Recuerdo el día en que Kike lanzó por los aires la pila de exámenes sorpresa de química. O cuando le soltó al jefe de estudios, un ser despiadado, que olía a alcohol. Kike solía aferrarse a las injusticias sociales que tenía a mano. Con sus discursos populistas -“a ver si los profes empezáis a dar ejemplo”-, conseguía que le admiráramos por su compromiso. Los profesores nos advertían: “No le riáis las gracias porque así le dais poder”, o “sin vosotros no es nadie”, pero los profes eran la autoridad, y a Kike nadie podía negarle lo valiente que era. Se me hacía imposible verle como a un ser débil cuando era el único que se exponía. Hacía falta tener arrojo para ser maleducado, suspender y ser castigado. Kike, como los políticos que nos ocupan, podía ser un chulo y un demagogo, pero a mis dieciséis años me parecía alguien muy osado.

Kike despertaba muchas emociones en mí. Admiraba su indomabilidad, me atraía su virilidad de atleta callejero, pero también hacía que me sintiera como una privilegiada. Por el simple hecho de atender en clase, de ser creativos o generosos, por tener aspiraciones y recibir reconocimiento, buena parte de la clase nos creíamos una especie de élite despreciable. Recuerdo la vergüenza que sentía cada vez que recibía un premio literario en Sant Jordi, la rosa y las espigas temblando bajo los focos del auditorio. Pues bien, esta sensación de privilegio era un espejismo: en mi clase había chicos y chicas en situaciones mucho más jodidas que las de Kike, pero él siempre parecía recién salido de la cárcel.

Entre los malotes de instituto y los políticos de ultraderecha existen paralelismos, pero las diferencias resultan más interesantes.
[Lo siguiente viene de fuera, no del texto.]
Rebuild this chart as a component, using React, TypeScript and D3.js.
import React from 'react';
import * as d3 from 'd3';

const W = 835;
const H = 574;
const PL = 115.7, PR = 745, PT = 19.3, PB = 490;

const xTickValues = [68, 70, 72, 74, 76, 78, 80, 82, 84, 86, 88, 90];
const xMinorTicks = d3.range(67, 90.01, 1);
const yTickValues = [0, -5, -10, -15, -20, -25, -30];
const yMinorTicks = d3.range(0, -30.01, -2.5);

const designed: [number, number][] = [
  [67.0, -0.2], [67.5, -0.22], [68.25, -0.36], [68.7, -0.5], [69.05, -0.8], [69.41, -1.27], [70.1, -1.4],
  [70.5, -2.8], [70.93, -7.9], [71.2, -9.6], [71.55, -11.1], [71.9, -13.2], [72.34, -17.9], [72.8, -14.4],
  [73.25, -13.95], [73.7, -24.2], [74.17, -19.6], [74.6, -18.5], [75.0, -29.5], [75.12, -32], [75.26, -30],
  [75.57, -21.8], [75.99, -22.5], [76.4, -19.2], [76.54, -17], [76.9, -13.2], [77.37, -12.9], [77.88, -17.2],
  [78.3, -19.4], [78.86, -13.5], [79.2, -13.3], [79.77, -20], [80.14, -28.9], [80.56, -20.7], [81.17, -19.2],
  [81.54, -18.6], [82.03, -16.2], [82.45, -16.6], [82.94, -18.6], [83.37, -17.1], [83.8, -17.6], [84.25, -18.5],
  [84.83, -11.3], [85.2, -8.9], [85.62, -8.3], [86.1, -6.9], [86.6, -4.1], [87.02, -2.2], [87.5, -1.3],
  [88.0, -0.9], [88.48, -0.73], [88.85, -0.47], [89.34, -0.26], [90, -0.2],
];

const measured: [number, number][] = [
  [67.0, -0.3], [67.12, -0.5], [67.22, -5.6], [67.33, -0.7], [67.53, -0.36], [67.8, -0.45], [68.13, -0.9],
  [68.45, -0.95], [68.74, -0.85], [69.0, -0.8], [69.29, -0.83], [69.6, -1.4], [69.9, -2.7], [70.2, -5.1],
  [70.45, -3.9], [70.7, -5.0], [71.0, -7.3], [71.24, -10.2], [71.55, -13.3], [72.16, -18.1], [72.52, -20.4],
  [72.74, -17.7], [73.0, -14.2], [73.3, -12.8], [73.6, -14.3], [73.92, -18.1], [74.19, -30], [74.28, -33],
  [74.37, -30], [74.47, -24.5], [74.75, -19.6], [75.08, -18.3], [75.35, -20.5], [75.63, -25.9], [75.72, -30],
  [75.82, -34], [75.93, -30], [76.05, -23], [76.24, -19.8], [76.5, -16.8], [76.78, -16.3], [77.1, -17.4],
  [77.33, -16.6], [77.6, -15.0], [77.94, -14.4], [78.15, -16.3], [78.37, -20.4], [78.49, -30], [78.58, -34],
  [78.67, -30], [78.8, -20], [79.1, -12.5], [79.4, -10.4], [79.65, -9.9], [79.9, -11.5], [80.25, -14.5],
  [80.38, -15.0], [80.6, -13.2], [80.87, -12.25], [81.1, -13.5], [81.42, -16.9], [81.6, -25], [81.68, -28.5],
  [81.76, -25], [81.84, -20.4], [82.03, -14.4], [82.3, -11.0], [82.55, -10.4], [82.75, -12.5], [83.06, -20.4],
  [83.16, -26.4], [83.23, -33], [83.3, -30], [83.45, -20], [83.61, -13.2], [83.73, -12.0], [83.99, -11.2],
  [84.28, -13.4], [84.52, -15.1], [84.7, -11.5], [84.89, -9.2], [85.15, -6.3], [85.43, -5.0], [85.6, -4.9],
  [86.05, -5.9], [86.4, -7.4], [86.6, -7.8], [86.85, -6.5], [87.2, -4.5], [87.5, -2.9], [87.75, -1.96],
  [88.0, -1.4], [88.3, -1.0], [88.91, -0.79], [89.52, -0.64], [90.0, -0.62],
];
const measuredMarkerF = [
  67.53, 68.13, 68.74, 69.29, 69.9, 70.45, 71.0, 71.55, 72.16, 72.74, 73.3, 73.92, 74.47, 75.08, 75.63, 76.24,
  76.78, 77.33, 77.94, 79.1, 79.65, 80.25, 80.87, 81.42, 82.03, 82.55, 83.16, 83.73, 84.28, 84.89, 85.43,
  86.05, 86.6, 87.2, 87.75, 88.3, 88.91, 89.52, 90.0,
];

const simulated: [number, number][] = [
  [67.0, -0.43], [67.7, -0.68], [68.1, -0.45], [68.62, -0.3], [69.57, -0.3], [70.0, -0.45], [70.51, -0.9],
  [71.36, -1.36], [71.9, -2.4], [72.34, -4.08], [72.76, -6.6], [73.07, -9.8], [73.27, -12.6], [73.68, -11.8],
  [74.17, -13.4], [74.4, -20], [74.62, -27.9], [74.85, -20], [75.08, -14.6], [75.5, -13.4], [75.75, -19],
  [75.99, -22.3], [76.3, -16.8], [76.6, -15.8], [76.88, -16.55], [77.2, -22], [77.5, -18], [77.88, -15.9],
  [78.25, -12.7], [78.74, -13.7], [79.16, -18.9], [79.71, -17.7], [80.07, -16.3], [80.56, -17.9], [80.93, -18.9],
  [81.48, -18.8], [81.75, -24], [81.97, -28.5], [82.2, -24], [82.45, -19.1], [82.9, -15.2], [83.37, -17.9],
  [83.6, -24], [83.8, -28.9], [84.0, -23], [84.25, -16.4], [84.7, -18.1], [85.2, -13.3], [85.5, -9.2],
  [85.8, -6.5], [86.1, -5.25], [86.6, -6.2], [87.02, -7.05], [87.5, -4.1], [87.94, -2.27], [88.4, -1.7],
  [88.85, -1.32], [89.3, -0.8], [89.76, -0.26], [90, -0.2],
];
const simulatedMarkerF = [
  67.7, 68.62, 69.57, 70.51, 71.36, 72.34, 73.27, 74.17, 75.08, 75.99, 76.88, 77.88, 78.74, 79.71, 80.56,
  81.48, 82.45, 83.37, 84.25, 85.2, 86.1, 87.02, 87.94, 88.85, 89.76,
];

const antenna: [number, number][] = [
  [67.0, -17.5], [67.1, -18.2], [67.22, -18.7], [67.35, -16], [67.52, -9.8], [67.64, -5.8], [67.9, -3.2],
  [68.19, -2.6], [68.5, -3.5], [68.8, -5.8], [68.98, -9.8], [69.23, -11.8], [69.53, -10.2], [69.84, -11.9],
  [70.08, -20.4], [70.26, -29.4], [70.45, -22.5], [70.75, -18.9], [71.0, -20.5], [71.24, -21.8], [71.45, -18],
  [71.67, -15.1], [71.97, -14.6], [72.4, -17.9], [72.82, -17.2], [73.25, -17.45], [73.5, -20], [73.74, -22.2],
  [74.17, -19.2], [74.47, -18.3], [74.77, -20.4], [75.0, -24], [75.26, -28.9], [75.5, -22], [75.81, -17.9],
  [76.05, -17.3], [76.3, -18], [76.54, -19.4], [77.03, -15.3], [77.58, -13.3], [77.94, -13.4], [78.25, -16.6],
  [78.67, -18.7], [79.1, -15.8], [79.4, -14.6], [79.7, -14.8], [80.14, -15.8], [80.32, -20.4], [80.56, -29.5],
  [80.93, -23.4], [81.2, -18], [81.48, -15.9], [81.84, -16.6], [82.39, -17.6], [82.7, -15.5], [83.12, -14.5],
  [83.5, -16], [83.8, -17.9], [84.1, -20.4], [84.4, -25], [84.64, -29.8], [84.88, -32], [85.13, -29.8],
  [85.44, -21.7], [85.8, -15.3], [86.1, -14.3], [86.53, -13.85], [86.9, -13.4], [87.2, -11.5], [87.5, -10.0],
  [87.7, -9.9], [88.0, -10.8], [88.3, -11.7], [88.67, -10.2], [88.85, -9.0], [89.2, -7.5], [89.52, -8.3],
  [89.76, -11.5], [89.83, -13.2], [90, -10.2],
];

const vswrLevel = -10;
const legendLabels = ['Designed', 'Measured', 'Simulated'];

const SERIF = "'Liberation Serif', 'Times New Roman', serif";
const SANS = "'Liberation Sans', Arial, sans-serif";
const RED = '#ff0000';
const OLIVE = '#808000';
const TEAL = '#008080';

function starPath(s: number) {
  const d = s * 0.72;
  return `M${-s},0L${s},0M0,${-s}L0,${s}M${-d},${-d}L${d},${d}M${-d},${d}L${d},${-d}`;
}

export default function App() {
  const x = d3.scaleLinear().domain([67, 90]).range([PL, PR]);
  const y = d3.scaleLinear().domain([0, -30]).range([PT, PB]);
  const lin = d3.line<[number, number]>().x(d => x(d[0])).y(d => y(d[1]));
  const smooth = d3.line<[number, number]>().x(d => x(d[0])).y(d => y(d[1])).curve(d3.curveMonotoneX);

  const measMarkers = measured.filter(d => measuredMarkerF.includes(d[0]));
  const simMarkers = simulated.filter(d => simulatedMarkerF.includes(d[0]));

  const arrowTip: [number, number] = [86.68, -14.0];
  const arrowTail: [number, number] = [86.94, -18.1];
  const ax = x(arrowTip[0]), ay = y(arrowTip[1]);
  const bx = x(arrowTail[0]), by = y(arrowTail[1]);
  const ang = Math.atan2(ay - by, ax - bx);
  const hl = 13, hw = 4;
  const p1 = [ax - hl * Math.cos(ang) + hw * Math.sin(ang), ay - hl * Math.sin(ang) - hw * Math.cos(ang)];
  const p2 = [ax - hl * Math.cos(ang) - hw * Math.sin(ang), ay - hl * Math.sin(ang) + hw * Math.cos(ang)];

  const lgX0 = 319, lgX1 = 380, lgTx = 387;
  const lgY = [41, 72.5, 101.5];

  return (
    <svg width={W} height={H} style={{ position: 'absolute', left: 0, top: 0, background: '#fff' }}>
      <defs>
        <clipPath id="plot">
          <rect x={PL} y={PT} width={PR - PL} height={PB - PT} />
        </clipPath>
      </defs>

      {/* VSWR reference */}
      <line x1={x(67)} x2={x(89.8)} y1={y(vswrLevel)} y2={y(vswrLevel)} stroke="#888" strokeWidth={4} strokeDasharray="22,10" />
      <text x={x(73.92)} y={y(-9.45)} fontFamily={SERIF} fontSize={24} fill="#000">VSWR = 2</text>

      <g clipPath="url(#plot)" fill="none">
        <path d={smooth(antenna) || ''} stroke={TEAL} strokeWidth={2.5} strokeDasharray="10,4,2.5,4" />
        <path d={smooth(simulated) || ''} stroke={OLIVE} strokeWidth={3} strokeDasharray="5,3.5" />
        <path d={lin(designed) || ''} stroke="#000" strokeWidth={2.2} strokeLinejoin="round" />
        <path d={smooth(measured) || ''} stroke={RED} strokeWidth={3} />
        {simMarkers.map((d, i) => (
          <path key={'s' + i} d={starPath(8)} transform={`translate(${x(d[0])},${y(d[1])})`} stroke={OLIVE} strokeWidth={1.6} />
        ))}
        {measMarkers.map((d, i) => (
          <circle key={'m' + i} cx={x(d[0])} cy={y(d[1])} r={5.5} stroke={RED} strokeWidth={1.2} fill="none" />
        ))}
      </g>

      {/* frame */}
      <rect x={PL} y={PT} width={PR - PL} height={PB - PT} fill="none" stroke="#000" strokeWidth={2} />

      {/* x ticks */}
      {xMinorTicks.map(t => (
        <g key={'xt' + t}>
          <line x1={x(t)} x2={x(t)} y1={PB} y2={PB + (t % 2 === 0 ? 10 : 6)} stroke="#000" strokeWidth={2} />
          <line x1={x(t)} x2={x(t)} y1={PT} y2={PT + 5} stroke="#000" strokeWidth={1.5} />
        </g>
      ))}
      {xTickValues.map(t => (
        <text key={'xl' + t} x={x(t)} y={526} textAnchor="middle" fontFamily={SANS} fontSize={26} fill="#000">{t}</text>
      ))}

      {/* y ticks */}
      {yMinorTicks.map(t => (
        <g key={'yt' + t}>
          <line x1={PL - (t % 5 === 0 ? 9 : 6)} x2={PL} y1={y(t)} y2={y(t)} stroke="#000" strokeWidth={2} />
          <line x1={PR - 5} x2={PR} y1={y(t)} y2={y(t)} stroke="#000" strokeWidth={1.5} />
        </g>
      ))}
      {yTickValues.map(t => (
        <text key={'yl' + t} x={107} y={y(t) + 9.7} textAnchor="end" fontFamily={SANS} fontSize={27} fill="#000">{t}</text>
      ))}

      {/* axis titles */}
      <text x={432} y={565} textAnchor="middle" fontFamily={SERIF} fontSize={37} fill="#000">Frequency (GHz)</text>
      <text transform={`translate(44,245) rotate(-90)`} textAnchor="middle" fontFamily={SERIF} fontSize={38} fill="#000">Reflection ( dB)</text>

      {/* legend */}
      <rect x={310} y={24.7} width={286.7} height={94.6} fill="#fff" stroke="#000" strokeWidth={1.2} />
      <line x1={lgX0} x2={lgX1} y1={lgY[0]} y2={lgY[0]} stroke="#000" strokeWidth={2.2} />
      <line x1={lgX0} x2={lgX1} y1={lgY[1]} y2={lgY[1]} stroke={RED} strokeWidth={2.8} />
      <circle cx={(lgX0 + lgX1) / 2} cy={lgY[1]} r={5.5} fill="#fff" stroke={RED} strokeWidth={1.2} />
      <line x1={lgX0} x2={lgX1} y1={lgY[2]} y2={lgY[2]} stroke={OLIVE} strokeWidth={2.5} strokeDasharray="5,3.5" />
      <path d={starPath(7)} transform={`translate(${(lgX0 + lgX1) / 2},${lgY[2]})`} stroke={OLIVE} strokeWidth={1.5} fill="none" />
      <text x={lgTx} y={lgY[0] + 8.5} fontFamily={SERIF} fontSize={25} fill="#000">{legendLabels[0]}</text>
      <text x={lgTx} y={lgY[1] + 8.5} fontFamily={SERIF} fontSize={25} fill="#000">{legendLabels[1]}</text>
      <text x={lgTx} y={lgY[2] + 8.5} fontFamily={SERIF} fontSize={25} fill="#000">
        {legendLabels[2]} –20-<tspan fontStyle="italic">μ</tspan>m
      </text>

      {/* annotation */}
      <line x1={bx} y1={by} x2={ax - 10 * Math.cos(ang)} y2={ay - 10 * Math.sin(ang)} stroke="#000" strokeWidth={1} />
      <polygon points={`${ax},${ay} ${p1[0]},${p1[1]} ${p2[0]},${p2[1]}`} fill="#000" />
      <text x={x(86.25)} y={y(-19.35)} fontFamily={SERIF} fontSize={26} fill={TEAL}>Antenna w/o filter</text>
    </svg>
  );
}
La principal fuente de poder de Kike era la fuerza bruta y la humillación a los “marginados” -feos, gordos, homosexuales, empollones, repipis o alumnos con un marcado acento catalán-. Sin embargo, a diferencia de los políticos racistas, algunos magrebíes y gitanos eran sus aliados, también eran malotes, circulaban en moto con el casco encajado en la frente y dominaban el arte del derrape y las navajas. El miedo que me provocaba Kike era muy distinto del que me generan estos señores. En aquella época, lo que más me aterraba era la frase: “Nos vemos fuera”. Recuerdo duelos bajo la autopista, yo abrazada a mi carpeta desde la última fila, temiendo la muerte inminente de uno de los dos combatientes. Los malotes ejercían violencia gratuita hacia colectivos que consideraban débiles y también se peleaban entre ellos, pero no lograban que nos peleáramos entre nosotros.

Para Kike hubo un punto de no retorno, y fue la crueldad extrema. Un día, le dio por intentar robarle la dentadura a Santiago, el sexagenario que nos daba clase de educación física. Se enzarzaron. Santiago se marchó a los vestuarios enrojecido y tembloroso. Ya no volvió. “Te has pasado”, sentenció la clase. Después de aquello, Kike no tardó mucho en pasar a formar parte de mantenimiento, un escuadrón de alumnos dados por imposibles que se dedicaban a pintar radiadores. Políticos como Salvini han logrado ser extremadamente crueles e inhumanos sin terminar de parecerse a grupos de hooligans neonazis, o a freaks como Josep Anglada, que no deja de ser un paleto con los ojos inyectados en sangre.

Kike fue un rebelde sin causa, un adolescente rebotado con la vida, pero también fue un outsider. En el instituto de mi barrio, para ser un verdadero malote tenías que desprenderte del bienestar, abandonar toda esperanza y romper con todo. Si querías disfrutar de una libertad salvaje y de la emoción de los pequeños delitos, tenías que estar dispuesto a sufrir, y a dañar, desde las sombras. Los políticos que hoy nos asustan con selfies no pretenden ser marginales, sino ejemplares. Ansían ser los héroes de la patria modernos, sueñan con que los nombren con una espada y les den likes de Instagram. Aupados por su supuesta incorrección política, la ultraderecha actual construye una nueva autenticidad y orgullo. O lo que es lo mismo, la Europa fea se vuelve guapa. A Salvini, Kike como mínimo le reventaba el retrovisor.

Por mucho que lo dijéramos, ninguno de nosotros quería quemar el instituto. Si reíamos las gracias de Kike, o no le combatíamos, era por miedo a ser agredidos o ridiculizados. La mayoría de los alumnos ocupábamos una posición muy cómoda: sin sufrir las consecuencias de sus actos, disfrutábamos de sus servicios de caos y contrapoder. Kike nos sirvió de vía de escape, fue un juglar. Intuíamos que en el fondo él era el marginado. Quienes alentamos a Kike fuimos los estudiantes de ESO de un instituto del extrarradio de Barcelona. Sucumbiendo a su actitud agresiva con fines recaudatorios, pintándolos de malotes, quienes alientan a estos políticos son los medios de comunicación, los adultos. Son los profesores.